(Data records):
● ● ● ●

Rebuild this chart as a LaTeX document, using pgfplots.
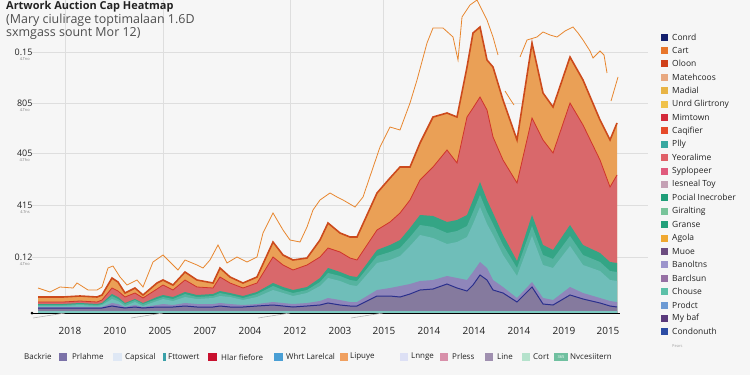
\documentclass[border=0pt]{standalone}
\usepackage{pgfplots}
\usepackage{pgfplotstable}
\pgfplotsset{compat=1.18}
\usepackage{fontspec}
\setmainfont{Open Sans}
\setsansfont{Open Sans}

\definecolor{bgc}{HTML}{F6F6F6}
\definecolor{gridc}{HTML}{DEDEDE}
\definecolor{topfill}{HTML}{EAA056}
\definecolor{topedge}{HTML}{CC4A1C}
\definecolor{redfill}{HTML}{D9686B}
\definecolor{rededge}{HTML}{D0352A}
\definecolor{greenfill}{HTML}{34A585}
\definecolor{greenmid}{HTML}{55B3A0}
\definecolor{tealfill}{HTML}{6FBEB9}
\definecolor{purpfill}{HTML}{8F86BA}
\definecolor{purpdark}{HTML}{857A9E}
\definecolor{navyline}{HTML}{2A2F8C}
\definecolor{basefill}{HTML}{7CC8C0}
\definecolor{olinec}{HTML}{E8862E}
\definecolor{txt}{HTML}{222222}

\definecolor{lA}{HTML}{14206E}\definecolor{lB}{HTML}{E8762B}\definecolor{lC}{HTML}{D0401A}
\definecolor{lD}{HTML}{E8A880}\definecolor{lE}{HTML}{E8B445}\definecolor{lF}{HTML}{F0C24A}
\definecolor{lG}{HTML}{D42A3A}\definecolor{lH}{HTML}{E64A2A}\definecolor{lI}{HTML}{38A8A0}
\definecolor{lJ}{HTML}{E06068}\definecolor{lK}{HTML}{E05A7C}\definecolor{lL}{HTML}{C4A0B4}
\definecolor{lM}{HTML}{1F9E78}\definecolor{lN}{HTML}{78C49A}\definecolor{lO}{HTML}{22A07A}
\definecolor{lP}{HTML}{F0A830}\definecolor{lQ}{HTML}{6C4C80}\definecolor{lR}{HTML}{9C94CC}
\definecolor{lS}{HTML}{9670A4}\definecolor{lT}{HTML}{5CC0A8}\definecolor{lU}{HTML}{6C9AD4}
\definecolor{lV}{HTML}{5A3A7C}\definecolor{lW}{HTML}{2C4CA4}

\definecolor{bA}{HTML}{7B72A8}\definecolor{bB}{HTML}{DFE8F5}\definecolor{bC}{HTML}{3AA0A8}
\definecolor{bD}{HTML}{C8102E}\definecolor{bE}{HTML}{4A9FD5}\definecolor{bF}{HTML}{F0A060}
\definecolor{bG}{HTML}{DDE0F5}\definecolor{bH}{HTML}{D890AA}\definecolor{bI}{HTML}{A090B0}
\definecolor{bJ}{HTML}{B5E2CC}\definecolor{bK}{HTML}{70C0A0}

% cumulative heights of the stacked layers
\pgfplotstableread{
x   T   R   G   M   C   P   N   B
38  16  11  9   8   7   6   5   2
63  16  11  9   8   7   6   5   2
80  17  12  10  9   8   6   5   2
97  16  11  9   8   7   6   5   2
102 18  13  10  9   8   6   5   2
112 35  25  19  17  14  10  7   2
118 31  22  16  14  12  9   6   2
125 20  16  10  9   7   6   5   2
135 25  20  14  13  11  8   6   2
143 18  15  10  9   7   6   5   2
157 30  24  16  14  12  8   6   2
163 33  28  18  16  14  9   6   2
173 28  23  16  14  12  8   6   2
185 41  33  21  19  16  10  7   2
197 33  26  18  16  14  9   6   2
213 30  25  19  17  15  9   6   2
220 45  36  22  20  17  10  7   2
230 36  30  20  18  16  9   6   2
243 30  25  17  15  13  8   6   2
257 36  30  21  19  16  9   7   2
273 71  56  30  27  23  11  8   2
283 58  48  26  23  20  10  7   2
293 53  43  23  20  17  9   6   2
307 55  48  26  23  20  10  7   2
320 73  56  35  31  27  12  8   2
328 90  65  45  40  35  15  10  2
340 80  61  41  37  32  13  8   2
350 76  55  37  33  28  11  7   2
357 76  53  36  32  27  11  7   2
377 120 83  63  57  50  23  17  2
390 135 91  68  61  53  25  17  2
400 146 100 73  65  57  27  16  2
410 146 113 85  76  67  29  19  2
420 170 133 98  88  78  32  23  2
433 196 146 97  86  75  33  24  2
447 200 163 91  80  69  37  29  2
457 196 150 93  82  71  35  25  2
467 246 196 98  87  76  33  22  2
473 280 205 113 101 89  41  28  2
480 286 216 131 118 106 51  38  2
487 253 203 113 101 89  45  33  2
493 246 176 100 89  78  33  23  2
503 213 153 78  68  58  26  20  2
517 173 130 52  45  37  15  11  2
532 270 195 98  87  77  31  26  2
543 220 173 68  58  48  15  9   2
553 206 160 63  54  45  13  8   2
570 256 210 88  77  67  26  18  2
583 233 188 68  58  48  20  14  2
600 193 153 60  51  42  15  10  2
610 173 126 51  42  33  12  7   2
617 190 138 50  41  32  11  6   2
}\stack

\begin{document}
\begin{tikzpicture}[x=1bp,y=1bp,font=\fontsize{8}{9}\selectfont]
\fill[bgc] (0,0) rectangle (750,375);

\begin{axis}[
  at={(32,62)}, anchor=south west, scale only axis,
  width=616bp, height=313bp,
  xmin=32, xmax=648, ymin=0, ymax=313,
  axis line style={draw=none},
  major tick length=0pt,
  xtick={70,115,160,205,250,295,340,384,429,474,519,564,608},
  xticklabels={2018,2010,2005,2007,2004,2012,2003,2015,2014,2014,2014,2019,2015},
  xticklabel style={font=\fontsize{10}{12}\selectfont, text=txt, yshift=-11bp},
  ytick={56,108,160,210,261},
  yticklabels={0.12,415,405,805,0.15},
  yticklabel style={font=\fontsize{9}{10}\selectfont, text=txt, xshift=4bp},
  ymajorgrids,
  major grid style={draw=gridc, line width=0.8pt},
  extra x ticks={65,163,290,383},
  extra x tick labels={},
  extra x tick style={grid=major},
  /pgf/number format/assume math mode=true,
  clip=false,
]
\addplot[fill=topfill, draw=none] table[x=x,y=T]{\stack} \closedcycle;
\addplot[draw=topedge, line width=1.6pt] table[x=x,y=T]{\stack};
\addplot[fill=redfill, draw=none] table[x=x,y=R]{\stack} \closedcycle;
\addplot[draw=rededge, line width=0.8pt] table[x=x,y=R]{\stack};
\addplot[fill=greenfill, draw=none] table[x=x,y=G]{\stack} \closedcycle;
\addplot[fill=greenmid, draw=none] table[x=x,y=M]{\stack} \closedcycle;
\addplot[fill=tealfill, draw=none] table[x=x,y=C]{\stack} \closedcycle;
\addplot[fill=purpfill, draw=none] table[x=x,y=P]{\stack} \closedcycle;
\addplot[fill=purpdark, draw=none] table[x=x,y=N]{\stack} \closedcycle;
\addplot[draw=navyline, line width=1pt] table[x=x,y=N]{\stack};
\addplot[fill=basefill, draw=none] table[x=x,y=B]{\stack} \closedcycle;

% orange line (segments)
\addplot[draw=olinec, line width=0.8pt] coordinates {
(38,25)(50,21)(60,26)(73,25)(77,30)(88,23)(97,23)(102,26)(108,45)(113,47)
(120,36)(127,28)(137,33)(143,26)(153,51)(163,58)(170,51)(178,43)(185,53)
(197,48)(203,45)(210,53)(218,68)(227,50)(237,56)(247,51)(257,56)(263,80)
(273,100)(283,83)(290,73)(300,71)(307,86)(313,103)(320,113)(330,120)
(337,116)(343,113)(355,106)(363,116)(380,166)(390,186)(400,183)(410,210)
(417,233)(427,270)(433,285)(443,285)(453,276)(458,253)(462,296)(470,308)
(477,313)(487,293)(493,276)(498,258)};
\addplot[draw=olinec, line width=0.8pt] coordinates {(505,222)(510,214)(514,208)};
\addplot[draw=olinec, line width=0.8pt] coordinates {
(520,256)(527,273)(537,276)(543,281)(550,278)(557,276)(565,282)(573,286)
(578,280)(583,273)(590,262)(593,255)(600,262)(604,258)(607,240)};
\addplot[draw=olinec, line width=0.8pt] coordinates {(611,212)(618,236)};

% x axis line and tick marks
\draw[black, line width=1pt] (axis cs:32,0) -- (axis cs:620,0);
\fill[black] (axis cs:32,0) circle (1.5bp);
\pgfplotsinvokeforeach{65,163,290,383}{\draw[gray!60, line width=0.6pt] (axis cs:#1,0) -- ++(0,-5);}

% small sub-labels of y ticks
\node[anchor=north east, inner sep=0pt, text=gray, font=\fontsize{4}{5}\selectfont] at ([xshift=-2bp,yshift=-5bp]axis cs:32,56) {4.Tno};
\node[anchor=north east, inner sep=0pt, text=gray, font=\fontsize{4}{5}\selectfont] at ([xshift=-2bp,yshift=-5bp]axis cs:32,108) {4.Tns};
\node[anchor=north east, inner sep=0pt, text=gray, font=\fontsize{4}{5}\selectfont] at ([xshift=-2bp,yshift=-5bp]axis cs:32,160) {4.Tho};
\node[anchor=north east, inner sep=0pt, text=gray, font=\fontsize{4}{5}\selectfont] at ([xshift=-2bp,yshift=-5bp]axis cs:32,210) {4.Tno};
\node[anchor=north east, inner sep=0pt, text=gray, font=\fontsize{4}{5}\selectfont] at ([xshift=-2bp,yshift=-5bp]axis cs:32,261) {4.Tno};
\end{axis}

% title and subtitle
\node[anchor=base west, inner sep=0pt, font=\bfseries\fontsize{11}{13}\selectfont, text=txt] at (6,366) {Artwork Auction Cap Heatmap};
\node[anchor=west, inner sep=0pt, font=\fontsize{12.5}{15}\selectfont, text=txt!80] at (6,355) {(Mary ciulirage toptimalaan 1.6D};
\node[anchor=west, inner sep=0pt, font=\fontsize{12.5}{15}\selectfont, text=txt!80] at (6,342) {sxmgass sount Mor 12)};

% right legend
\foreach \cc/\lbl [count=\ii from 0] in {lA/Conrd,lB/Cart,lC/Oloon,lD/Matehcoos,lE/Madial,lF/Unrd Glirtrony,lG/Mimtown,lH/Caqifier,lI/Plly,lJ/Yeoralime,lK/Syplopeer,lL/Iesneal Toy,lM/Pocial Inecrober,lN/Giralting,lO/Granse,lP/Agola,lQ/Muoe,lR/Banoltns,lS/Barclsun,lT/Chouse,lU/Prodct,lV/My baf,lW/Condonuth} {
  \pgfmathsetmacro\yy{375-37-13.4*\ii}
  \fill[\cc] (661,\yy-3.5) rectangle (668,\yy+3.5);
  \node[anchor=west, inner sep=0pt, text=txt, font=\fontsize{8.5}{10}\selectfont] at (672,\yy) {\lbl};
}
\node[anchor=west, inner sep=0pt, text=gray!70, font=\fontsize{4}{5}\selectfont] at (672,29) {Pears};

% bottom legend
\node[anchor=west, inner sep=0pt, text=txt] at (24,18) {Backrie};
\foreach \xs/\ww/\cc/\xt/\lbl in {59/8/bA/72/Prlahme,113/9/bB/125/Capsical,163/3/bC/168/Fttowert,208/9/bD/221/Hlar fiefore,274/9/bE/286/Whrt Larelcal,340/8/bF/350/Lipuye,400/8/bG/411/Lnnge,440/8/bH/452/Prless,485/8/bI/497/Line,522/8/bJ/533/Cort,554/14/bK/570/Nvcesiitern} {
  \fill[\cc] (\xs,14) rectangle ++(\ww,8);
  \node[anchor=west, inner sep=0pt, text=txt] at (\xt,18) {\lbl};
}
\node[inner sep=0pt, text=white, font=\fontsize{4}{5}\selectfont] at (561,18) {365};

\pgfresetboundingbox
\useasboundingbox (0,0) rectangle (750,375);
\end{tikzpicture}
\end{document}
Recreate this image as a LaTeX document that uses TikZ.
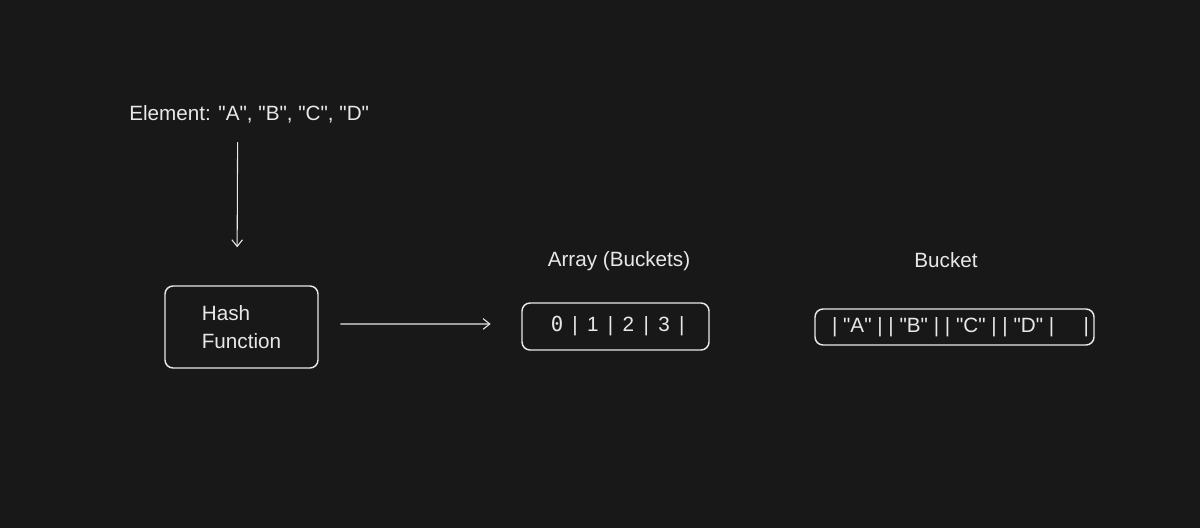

● ● ● ●

(Written instruction): Report all lines of the data above that include the string "LaTeX".

(Solution to this exercise):
Rebuild this chart as a LaTeX document, using pgfplots.
Recreate this image as a LaTeX document that uses TikZ.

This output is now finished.